___ Information supplied
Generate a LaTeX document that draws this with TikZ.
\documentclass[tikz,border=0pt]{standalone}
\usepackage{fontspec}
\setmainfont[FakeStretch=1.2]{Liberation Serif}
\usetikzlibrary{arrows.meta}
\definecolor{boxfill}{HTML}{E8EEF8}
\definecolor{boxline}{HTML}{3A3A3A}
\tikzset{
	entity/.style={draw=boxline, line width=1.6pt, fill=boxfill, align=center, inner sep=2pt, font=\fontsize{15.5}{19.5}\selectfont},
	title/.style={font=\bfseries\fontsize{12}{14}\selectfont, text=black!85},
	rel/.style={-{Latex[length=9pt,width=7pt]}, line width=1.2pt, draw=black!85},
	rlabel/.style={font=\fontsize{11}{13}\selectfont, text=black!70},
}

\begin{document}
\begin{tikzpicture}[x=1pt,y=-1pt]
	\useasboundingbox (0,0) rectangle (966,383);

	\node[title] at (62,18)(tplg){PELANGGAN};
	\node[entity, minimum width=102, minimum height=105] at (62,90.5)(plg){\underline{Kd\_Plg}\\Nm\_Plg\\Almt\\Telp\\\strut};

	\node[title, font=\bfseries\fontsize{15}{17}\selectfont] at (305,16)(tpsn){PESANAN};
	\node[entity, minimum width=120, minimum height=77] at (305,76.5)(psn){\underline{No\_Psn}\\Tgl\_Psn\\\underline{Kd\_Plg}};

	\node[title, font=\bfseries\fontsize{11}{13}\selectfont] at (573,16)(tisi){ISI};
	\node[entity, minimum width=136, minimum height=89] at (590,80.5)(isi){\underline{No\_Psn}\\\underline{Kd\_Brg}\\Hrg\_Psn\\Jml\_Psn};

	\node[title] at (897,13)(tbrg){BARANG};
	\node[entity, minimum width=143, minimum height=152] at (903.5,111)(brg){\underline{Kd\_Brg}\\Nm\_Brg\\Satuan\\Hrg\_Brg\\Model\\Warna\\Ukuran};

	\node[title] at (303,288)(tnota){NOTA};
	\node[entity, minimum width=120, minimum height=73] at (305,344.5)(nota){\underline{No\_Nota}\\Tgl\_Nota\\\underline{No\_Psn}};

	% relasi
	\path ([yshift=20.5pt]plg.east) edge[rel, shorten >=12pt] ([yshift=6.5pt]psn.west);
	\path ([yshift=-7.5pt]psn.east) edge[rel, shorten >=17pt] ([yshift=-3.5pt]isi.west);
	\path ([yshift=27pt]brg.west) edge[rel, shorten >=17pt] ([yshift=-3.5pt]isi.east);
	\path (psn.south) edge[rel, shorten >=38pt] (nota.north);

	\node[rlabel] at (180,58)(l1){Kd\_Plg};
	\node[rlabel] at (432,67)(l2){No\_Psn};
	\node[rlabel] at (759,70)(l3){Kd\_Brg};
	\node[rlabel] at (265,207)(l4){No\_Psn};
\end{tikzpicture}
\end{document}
______
■ Your objective: Return the listing above in full, character for character.

■ Expected output:
Generate a LaTeX document that draws this with TikZ.
\documentclass[tikz,border=0pt]{standalone}
\usepackage{fontspec}
\setmainfont[FakeStretch=1.2]{Liberation Serif}
\usetikzlibrary{arrows.meta}
\definecolor{boxfill}{HTML}{E8EEF8}
\definecolor{boxline}{HTML}{3A3A3A}
\tikzset{
	entity/.style={draw=boxline, line width=1.6pt, fill=boxfill, align=center, inner sep=2pt, font=\fontsize{15.5}{19.5}\selectfont},
	title/.style={font=\bfseries\fontsize{12}{14}\selectfont, text=black!85},
	rel/.style={-{Latex[length=9pt,width=7pt]}, line width=1.2pt, draw=black!85},
	rlabel/.style={font=\fontsize{11}{13}\selectfont, text=black!70},
}

\begin{document}
\begin{tikzpicture}[x=1pt,y=-1pt]
	\useasboundingbox (0,0) rectangle (966,383);

	\node[title] at (62,18)(tplg){PELANGGAN};
	\node[entity, minimum width=102, minimum height=105] at (62,90.5)(plg){\underline{Kd\_Plg}\\Nm\_Plg\\Almt\\Telp\\\strut};

	\node[title, font=\bfseries\fontsize{15}{17}\selectfont] at (305,16)(tpsn){PESANAN};
	\node[entity, minimum width=120, minimum height=77] at (305,76.5)(psn){\underline{No\_Psn}\\Tgl\_Psn\\\underline{Kd\_Plg}};

	\node[title, font=\bfseries\fontsize{11}{13}\selectfont] at (573,16)(tisi){ISI};
	\node[entity, minimum width=136, minimum height=89] at (590,80.5)(isi){\underline{No\_Psn}\\\underline{Kd\_Brg}\\Hrg\_Psn\\Jml\_Psn};

	\node[title] at (897,13)(tbrg){BARANG};
	\node[entity, minimum width=143, minimum height=152] at (903.5,111)(brg){\underline{Kd\_Brg}\\Nm\_Brg\\Satuan\\Hrg\_Brg\\Model\\Warna\\Ukuran};

	\node[title] at (303,288)(tnota){NOTA};
	\node[entity, minimum width=120, minimum height=73] at (305,344.5)(nota){\underline{No\_Nota}\\Tgl\_Nota\\\underline{No\_Psn}};

	% relasi
	\path ([yshift=20.5pt]plg.east) edge[rel, shorten >=12pt] ([yshift=6.5pt]psn.west);
	\path ([yshift=-7.5pt]psn.east) edge[rel, shorten >=17pt] ([yshift=-3.5pt]isi.west);
	\path ([yshift=27pt]brg.west) edge[rel, shorten >=17pt] ([yshift=-3.5pt]isi.east);
	\path (psn.south) edge[rel, shorten >=38pt] (nota.north);

	\node[rlabel] at (180,58)(l1){Kd\_Plg};
	\node[rlabel] at (432,67)(l2){No\_Psn};
	\node[rlabel] at (759,70)(l3){Kd\_Brg};
	\node[rlabel] at (265,207)(l4){No\_Psn};
\end{tikzpicture}
\end{document}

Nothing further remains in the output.